Monday, 2 July 2012

Virtual Machine Options

As Virtualisation makes it relatively easy to setup a large number of systems, it can help you configure a large number of systems. Each dedicated to a specific service. To that end, it can be separated into 5 different categories.

  • Application Level
  • Platform-level VMs
  • Paravirtualization
  • Hardware-assisted Virtualisation
  • Bare-metal Virtualisation


Application Level


Systems like WINE are application level virtualisations. They allow the installation of a single application that were designed to be run on an entirely different system.

Platform-level VMs


Applications such as VirtualBox or VMware Player are platform-level VMs. They emulate systems to allow for contained systems to have their own hardware that systems can be installed against.

Paravirtualization

While similar to Platform-level VMs, they work with fewer resources and usually require a specialised kernel such as Xen.
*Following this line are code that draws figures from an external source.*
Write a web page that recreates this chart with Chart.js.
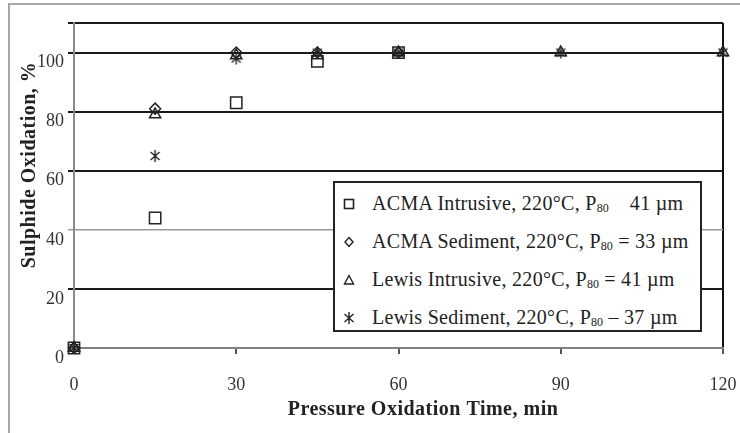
<!DOCTYPE html>
<html>
<head>
<meta charset="utf-8">
<script src="https://cdn.jsdelivr.net/npm/chart.js@4"></script>
<style>
  body { margin: 0; background: #fff; }
  #wrap { position: relative; width: 740px; height: 433px; overflow: hidden; }
  #frame { position: absolute; left: 8px; top: 3px; width: 800px; height: 500px;
    border-top: 2px solid #a8a8a8; border-left: 2px solid #a8a8a8; }
  #myChart { position: absolute; left: 0; top: 0; }
  #legend { position: absolute; left: 333px; top: 181px; width: 365px; height: 145px;
    border: 2px solid #222; background: #fff; padding-top: 2px; box-sizing: content-box;
    font-family: "Liberation Serif", serif; font-size: 20px; letter-spacing: 0.3px; color: #222; }
  .row { height: 38px; display: flex; align-items: center; white-space: pre; }
  .row svg { width: 14px; height: 14px; margin-left: 7px; margin-right: 16px; }
  .row sub { font-size: 12px; vertical-align: -2px; letter-spacing: 0; }
</style>
</head>
<body>
<div id="wrap">
  <div id="frame"></div>
  <canvas id="myChart" width="740" height="433"></canvas>
  <div id="legend"></div>
</div>
<script>
const times = [0, 15, 30, 45, 60, 90, 120];
const acmaIntrusive = [0, 44, 83, 97, 100, null, null];
const acmaSediment = [0, 81, 100, 100, 100, null, null];
const lewisIntrusive = [0, 79, 99, 99, 100, 100, 100];
const lewisSediment = [0, 65, 98, 100, 100, 100, 100];
const seriesLabels = [
  "ACMA Intrusive, 220°C, P80    41 µm",
  "ACMA Sediment, 220°C, P80 = 33 µm",
  "Lewis Intrusive, 220°C, P80 = 41 µm",
  "Lewis Sediment, 220°C, P80 – 37 µm",
];
const xTicks = [0, 30, 60, 90, 120];
const yTicks = [0, 20, 40, 60, 80, 100];
const xTitle = "Pressure Oxidation Time, min";
const yTitle = "Sulphide Oxidation, %";

const ink = "#222";

// six-spoke asterisk marker
const makeAsterisk = () => {
  const c = document.createElement("canvas");
  c.width = 14;
  c.height = 14;
  const g = c.getContext("2d");
  g.strokeStyle = ink;
  g.lineWidth = 1.4;
  g.beginPath();
  g.moveTo(7, 1); g.lineTo(7, 13);
  g.moveTo(2.5, 3); g.lineTo(11.5, 11);
  g.moveTo(11.5, 3); g.lineTo(2.5, 11);
  g.stroke();
  return c;
};

const toPoints = (vals) => times.map((t, i) => ({ x: t, y: vals[i] })).filter((p) => p.y !== null);

const markerStyles = [
  { pointStyle: "rect", pointRadius: 8 },
  { pointStyle: "rectRot", pointRadius: 5.5 },
  { pointStyle: "triangle", pointRadius: 6.5 },
  { pointStyle: makeAsterisk(), pointRadius: 7 },
];
const seriesValues = [acmaIntrusive, acmaSediment, lewisIntrusive, lewisSediment];

const datasets = seriesValues.map((vals, i) => ({
  label: seriesLabels[i],
  data: toPoints(vals),
  showLine: false,
  clip: false,
  borderColor: ink,
  backgroundColor: "rgba(0,0,0,0)",
  pointBorderWidth: 1.5,
  ...markerStyles[i],
}));

const axisTitles = {
  id: "axisTitles",
  afterDraw(chart) {
    const { ctx, chartArea } = chart;
    ctx.save();
    ctx.font = 'bold 20px "Liberation Serif"';
    ctx.letterSpacing = "0.5px";
    ctx.fillStyle = ink;
    ctx.textAlign = "center";
    ctx.textBaseline = "middle";
    ctx.fillText(xTitle, chartArea.left + 349, chartArea.bottom + 62);
    ctx.translate(30, chartArea.top + 142);
    ctx.rotate(-Math.PI / 2);
    ctx.fillText(yTitle, 0, 0);
    ctx.restore();
  },
};

const ctx = document.getElementById("myChart");
const chart = new Chart(ctx, {
  type: "scatter",
  data: { datasets },
  plugins: [axisTitles],
  options: {
    responsive: false,
    animation: false,
    devicePixelRatio: 1,
    layout: { padding: { left: 0, top: 23, right: 17, bottom: 0 } },
    plugins: { legend: { display: false }, tooltip: { enabled: false } },
    scales: {
      x: {
        type: "linear",
        min: 0,
        max: 120,
        afterFit: (s) => {
          s.height = 85;
          s.paddingLeft = 0;
          s.paddingRight = 0;
        },
        afterBuildTicks: (s) => { s.ticks = xTicks.map((v) => ({ value: v })); },
        ticks: { padding: 20, color: "#333", font: { family: "Liberation Serif", size: 18 } },
        grid: {
          color: (c) => (c.tick && c.tick.value === 120 ? "#111" : "rgba(0,0,0,0)"),
          lineWidth: 2,
          tickColor: "#555",
          tickLength: 6,
        },
        border: { display: true, color: "#808080", width: 2 },
      },
      y: {
        min: 0,
        max: 110,
        afterFit: (s) => {
          s.width = 74;
          s.paddingTop = 0;
          s.paddingBottom = 0;
        },
        afterBuildTicks: (s) => { s.ticks = yTicks.concat([110]).map((v) => ({ value: v })); },
        ticks: {
          padding: 4,
          labelOffset: 10,
          color: "#333",
          font: { family: "Liberation Serif", size: 18 },
          callback: (v) => (v === 110 ? "" : v),
        },
        grid: {
          color: (c) => {
            const v = c.tick ? c.tick.value : null;
            if (v === 40) return "#9a9a9a";
            if (v === 0) return "#808080";
            return "#1a1a1a";
          },
          lineWidth: (c) => (c.tick && c.tick.value === 40 ? 1.5 : 2),
          tickLength: 6,
        },
        border: { display: true, color: "#8a8a8a", width: 2 },
      },
    },
  },
});

// legend box drawn over the plot area
const legendBox = document.getElementById("legend");
const legendIcons = [
  '<svg viewBox="0 0 14 14"><rect x="2.5" y="2.5" width="9" height="9" fill="none" stroke="#222" stroke-width="1.6"/></svg>',
  '<svg viewBox="0 0 14 14"><path d="M7 2.5 L11 7 L7 11.5 L3 7 Z" fill="none" stroke="#222" stroke-width="1.4"/></svg>',
  '<svg viewBox="0 0 14 14"><path d="M7 2.5 L11.5 11 L2.5 11 Z" fill="none" stroke="#222" stroke-width="1.4"/></svg>',
  '<svg viewBox="0 0 14 14"><path d="M7 1 V13 M2.5 3 L11.5 11 M11.5 3 L2.5 11" stroke="#222" stroke-width="1.4"/></svg>',
];
seriesLabels.forEach((label, i) => {
  const row = document.createElement("div");
  row.setAttribute("class", "row");
  row.innerHTML = legendIcons[i] + "<span>" + label.replace("P80", "P<sub>80</sub>") + "</span>";
  legendBox.appendChild(row);
});
</script>
</body>
</html>
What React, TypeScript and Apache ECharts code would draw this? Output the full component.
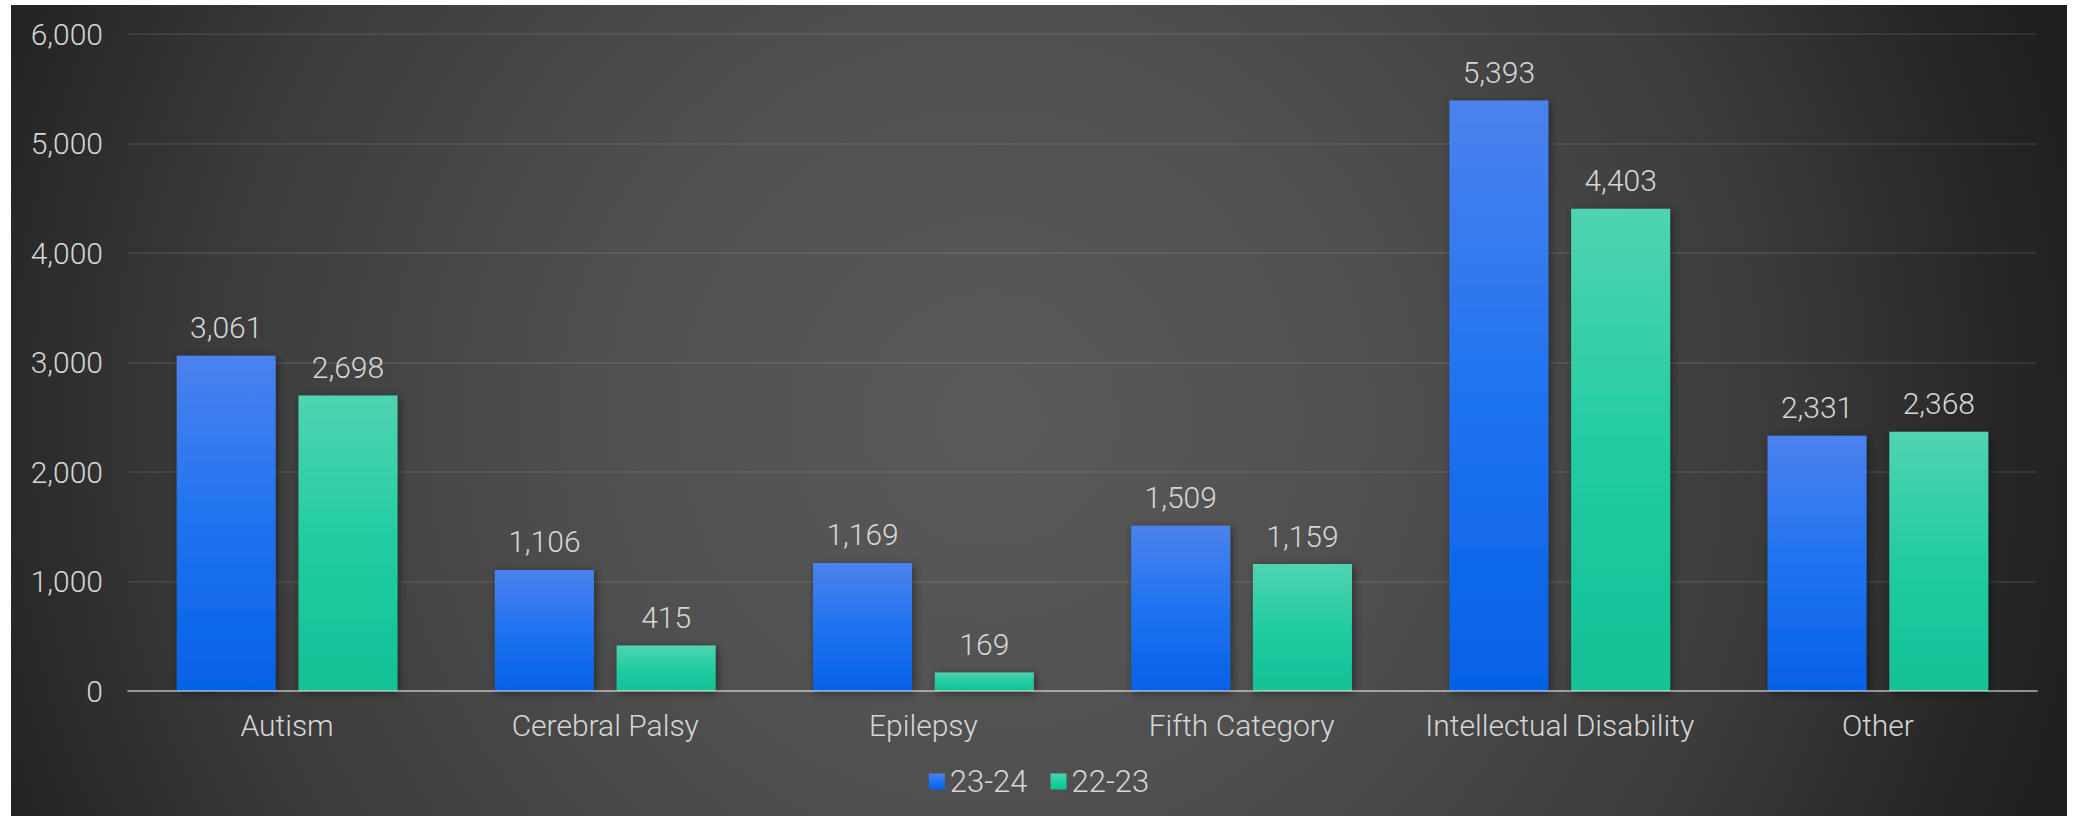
import React, { useEffect, useRef } from "react";
import * as echarts from "echarts";

const categories = ["Autism", "Cerebral Palsy", "Epilepsy", "Fifth Category", "Intellectual Disability", "Other"];
const seriesNames = ["23-24", "22-23"];
const values2324 = [3061, 1106, 1169, 1509, 5393, 2331];
const values2223 = [2698, 415, 169, 1159, 4403, 2368];
const yTicks = { min: 0, max: 6000, interval: 1000 };

const FONT = "Roboto";
const TEXT = "#d6d6d6";

const fmt = (v: number) => Number(v).toLocaleString("en-US");

export default function App() {
  const ref = useRef<HTMLDivElement>(null);
  useEffect(() => {
    if (!ref.current) return;
    const chart = echarts.init(ref.current, undefined, { renderer: "svg" });
    const blue = new echarts.graphic.LinearGradient(0, 0, 0, 1, [
      { offset: 0, color: "#4b82ee" },
      { offset: 0.5, color: "#1f73f0" },
      { offset: 1, color: "#0561e6" },
    ]);
    const green = new echarts.graphic.LinearGradient(0, 0, 0, 1, [
      { offset: 0, color: "#4fd4b1" },
      { offset: 0.5, color: "#22cca2" },
      { offset: 1, color: "#12c197" },
    ]);
    const barStyle = (color: any) => ({
      color,
      shadowBlur: 8,
      shadowColor: "rgba(0,0,0,0.45)",
      shadowOffsetX: 2,
      shadowOffsetY: 2,
    });
    const label = {
      show: true,
      position: "top" as const,
      distance: 13,
      color: TEXT,
      fontFamily: FONT,
      fontWeight: 300,
      fontSize: 30,
      formatter: (p: any) => fmt(p.value),
    };
    chart.setOption({
      animation: false,
      backgroundColor: "#ffffff",
      graphic: [
        {
          type: "rect",
          z: -10,
          silent: true,
          shape: { x: 11, y: 5, width: 2056, height: 811 },
          style: {
            fill: new echarts.graphic.RadialGradient(
              990,
              420,
              1120,
              [
                { offset: 0, color: "#5a5a5a" },
                { offset: 0.36, color: "#4f4f4f" },
                { offset: 0.7, color: "#3b3b3b" },
                { offset: 0.82, color: "#2f2f2f" },
                { offset: 0.9, color: "#272727" },
                { offset: 1, color: "#1f1f1f" },
              ],
              true
            ),
          },
        },
      ],
      grid: { left: 128, right: 41, top: 34, bottom: 125, containLabel: false },
      legend: {
        bottom: 14,
        left: "center",
        itemWidth: 16,
        itemHeight: 16,
        itemGap: 23,
        icon: "rect",
        textStyle: { color: TEXT, fontFamily: FONT, fontWeight: 300, fontSize: 31 },
        data: seriesNames,
      },
      xAxis: {
        type: "category",
        data: categories,
        z: 5,
        axisLine: { lineStyle: { color: "rgba(255,255,255,0.45)", width: 2 } },
        axisTick: { show: false },
        axisLabel: {
          interval: 0,
          color: TEXT,
          fontFamily: FONT,
          fontWeight: 300,
          fontSize: 30,
          margin: 19,
        },
      },
      yAxis: {
        type: "value",
        min: yTicks.min,
        max: yTicks.max,
        interval: yTicks.interval,
        axisLine: { show: false },
        axisTick: { show: false },
        splitLine: { lineStyle: { color: "rgba(255,255,255,0.08)", width: 2 } },
        axisLabel: {
          color: TEXT,
          fontFamily: FONT,
          fontWeight: 300,
          fontSize: 30,
          margin: 25,
          formatter: (v: number) => fmt(v),
        },
      },
      series: [
        {
          name: seriesNames[0],
          type: "bar",
          data: values2324,
          barWidth: 99,
          barGap: "23%",
          itemStyle: barStyle(blue),
          label,
        },
        {
          name: seriesNames[1],
          type: "bar",
          data: values2223,
          barWidth: 99,
          barGap: "23%",
          itemStyle: barStyle(green),
          label,
        },
      ],
    });
    return () => chart.dispose();
  }, []);
  return (
    <div
      ref={ref}
      style={{ position: "absolute", left: 0, top: 0, width: 2078, height: 816 }}
    />
  );
}
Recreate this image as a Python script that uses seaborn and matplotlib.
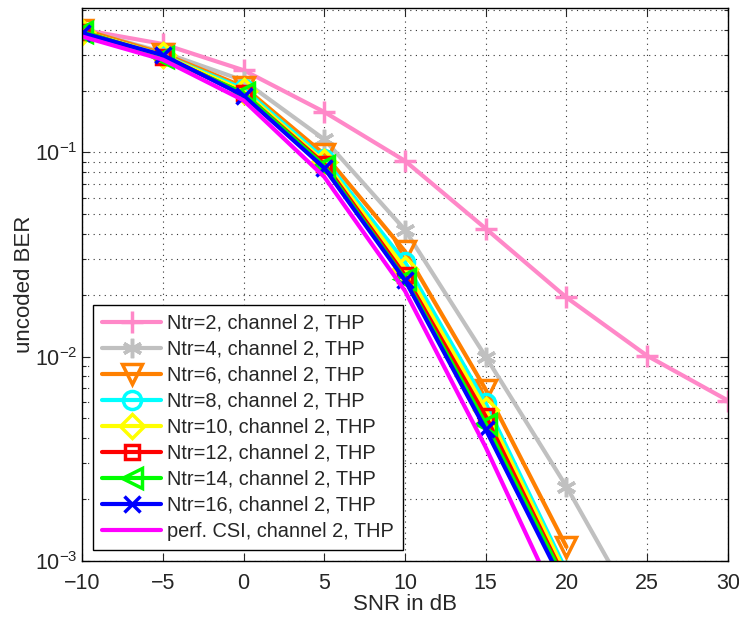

Hardware-assisted Virtualisation


A hardware interface where VMs have access to hardware features of the CPU such as VMX/SVM flags on Intel/AMD chips respectively.

Bare-metal Virtualisation


Some VM systems include a minimal operating system dedicated to VM operation. Two examples of this are Citrix XenServer and VMware ESX.

Notes


The KVM solution that comes with RHEL6 is known as hypervisor, a VM monitor that supports the running of multiple operating systems concurrently on the same CPU. KVM replaces the previous default of Xen.

KVM has replaced Xen in many open-source operating systems. XenSource which is owned by Citrix started working with Microsoft after RHEL5 was released.